Michael Saylor's been on the other side of that trade though. Dude just dropped another 204 million into Bitcoin through MicroStrategy, bringing their holdings to around 3.6% of total supply. So not everyone's panicking.
The thing is, Bitcoin's down over 40% from its peak, and while history suggests it bounces back eventually, the arguments for owning it feel weaker than they did six months ago. You had people like Cathie Wood from Ark who were mega-bullish, but even she's wavering now. She cut her 2030 price target from 1.5 million down to 1.2 million because she thinks stablecoins are actually better positioned to replace traditional payments. They've got near-zero volatility, instant settlement, basically no fees—and adoption's exploding. Stablecoin trading volume hit 3.5 trillion in December, which is more than double what Visa and PayPal process combined.
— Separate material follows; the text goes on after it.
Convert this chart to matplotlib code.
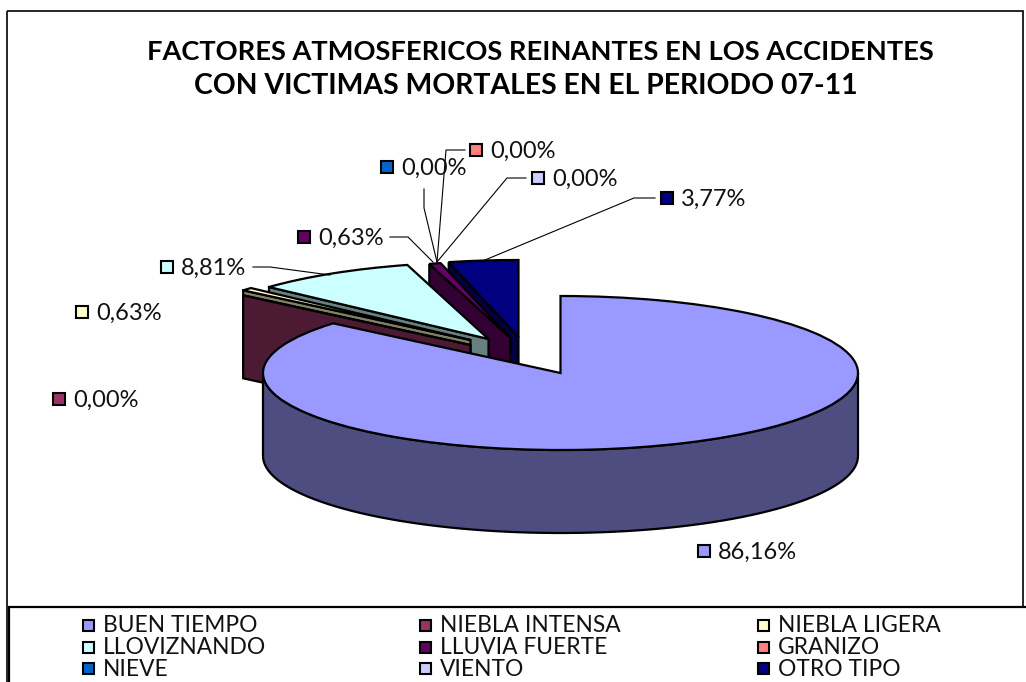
import numpy as np
import matplotlib
matplotlib.use("Agg")
import matplotlib.pyplot as plt
from matplotlib.patches import Rectangle

# data
categories = ["BUEN TIEMPO", "NIEBLA INTENSA", "NIEBLA LIGERA",
              "LLOVIZNANDO", "LLUVIA FUERTE", "GRANIZO",
              "NIEVE", "VIENTO", "OTRO TIPO"]
percents = [86.16, 0.00, 0.63, 8.81, 0.63, 0.00, 0.00, 0.00, 3.77]
colors = ["#9999ff", "#993366", "#ffffcc", "#ccffff", "#660066",
          "#ff8080", "#0066cc", "#ccccff", "#000080"]
title_lines = ["FACTORES ATMOSFERICOS REINANTES EN LOS ACCIDENTES",
               "CON VICTIMAS MORTALES EN EL PERIODO 07-11"]

# layout, pixels of the 1026x682 picture
W, H = 1026, 682
CX, CY, RX, RY, DEPTH = 560.5, 373, 297.5, 77, 83
pull_x = [0, -90, -90, -72, -50, -52, -52, -52, -42]
pull_y = [0, 28, 33, 34, 35, 35, 35, 35, 36]
label_keys = [(704, 551), (59, 399), (82, 312), (167, 267), (304, 237),
              (476, 150), (387, 167), (538, 178), (667, 198)]
leaders = [None, None, None,
           [(253, 267), (270, 267), (330, 275)],
           [(390, 237), (408, 237), (433, 262)],
           [(465, 150), (446, 150), (437, 262)],
           [(424, 189), (424, 208), (437, 262)],
           [(526, 178), (507, 178), (437, 262)],
           [(655, 198), (634, 198), (485, 260)]]
legend_x = [88, 425, 763]
legend_y = [627, 649, 670]

plt.rcParams["font.family"] = ["Lato", "DejaVu Sans"]
fig = plt.figure(figsize=(W / 100, H / 100), dpi=100, facecolor="white")

# pie axes: one unit is RX px across and RY px up, so the round pie comes out flat
ax = fig.add_axes([0, 0, 1, 1])
wedges, _ = ax.pie(percents, colors=colors, startangle=90, counterclock=False,
                   wedgeprops={"edgecolor": "black", "linewidth": 1.6})
ax.set_aspect("auto")
ax.set_xlim(-CX / RX, (W - CX) / RX)
ax.set_ylim((CY - H) / RY, CY / RY)
ax.axis("off")

depth = DEPTH / RY
starts = (np.cumsum(percents) - np.array(percents)) * 3.6


def dark(color):
    return tuple(c * 0.5 for c in matplotlib.colors.to_rgb(color))


# the big slice stays in the middle, the others are pulled out up-left
for i in range(len(percents) - 1, -1, -1):
    z = 10 + (len(percents) - i) * 2
    wedges[i].set_zorder(z + 1)
    if i == 0:
        t = np.radians(np.linspace(90, 270, 80))
        xs, ys = np.sin(t), np.cos(t)
        ax.fill(np.r_[xs, xs[::-1]], np.r_[ys, ys[::-1] - depth],
                facecolor=dark(colors[i]), edgecolor="black", lw=1.6, zorder=z)
        continue
    dx, dy = pull_x[i] / RX, pull_y[i] / RY
    wedges[i].set_center((dx, dy))
    a = np.radians(starts[i])
    ox, oy = dx + np.sin(a), dy + np.cos(a)
    ax.fill([ox, dx, dx, ox], [oy, dy, dy - depth, oy - depth],
            facecolor=dark(colors[i]), edgecolor="black", lw=1.6, zorder=z)

# overlay axes in picture pixels for frames, text and leader lines
ov = fig.add_axes([0, 0, 1, 1], facecolor="none")
ov.set_xlim(0, W)
ov.set_ylim(H, 0)
ov.axis("off")

ov.add_patch(Rectangle((7, 11), 1016, 700, fill=False, ec="black", lw=1.2))
ov.add_patch(Rectangle((9, 607), 1030, 100, fc="white", ec="black", lw=1.6, zorder=3))

ov.text(540, 52, title_lines[0], ha="center", va="center", fontsize=19.6, fontweight="bold")
ov.text(526, 86, title_lines[1], ha="center", va="center", fontsize=20.4, fontweight="bold")


def key(x, y, color, size=10):
    ov.add_patch(Rectangle((x - size / 2, y - size / 2), size, size,
                           fc=color, ec="black", lw=1.5, zorder=5))


for i, pct in enumerate(percents):
    x, y = label_keys[i]
    key(x, y, colors[i], 12)
    ov.text(x + 14, y + 1, f"{pct:.2f}%".replace(".", ","), ha="left", va="center",
            fontsize=17, color="#111111", zorder=5)
    if leaders[i]:
        px, py = zip(*leaders[i])
        ov.plot(px, py, color="black", lw=0.8, zorder=4)

for i, name in enumerate(categories):
    x = legend_x[i % 3]
    y = legend_y[i // 3]
    key(x, y - 2, colors[i], 11)
    ov.text(x + 15, y - 1, name, ha="left", va="center", fontsize=16.4,
            color="#111111", zorder=5)

fig.savefig("out.png", dpi=100)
Surveys show half of Americans would use stablecoins, and it's like 71% for Gen Z. So the narrative shift away from Bitcoin isn't just institutional positioning—there's actual consumer demand for alternatives.
Looking at the broader crypto market crashing context, we've seen Bitcoin drop 70%+ during previous cycles, so this 40% decline could have more room to fall. History says it'll eventually recover, but the conviction arguments are definitely getting tested right now. The crypto market crashing this hard makes you realize how much of Bitcoin's story was built on specific assumptions that are now being questioned.
If you're thinking about buying this dip, maybe keep it small. The risk-reward setup doesn't feel as clean as it did a year ago.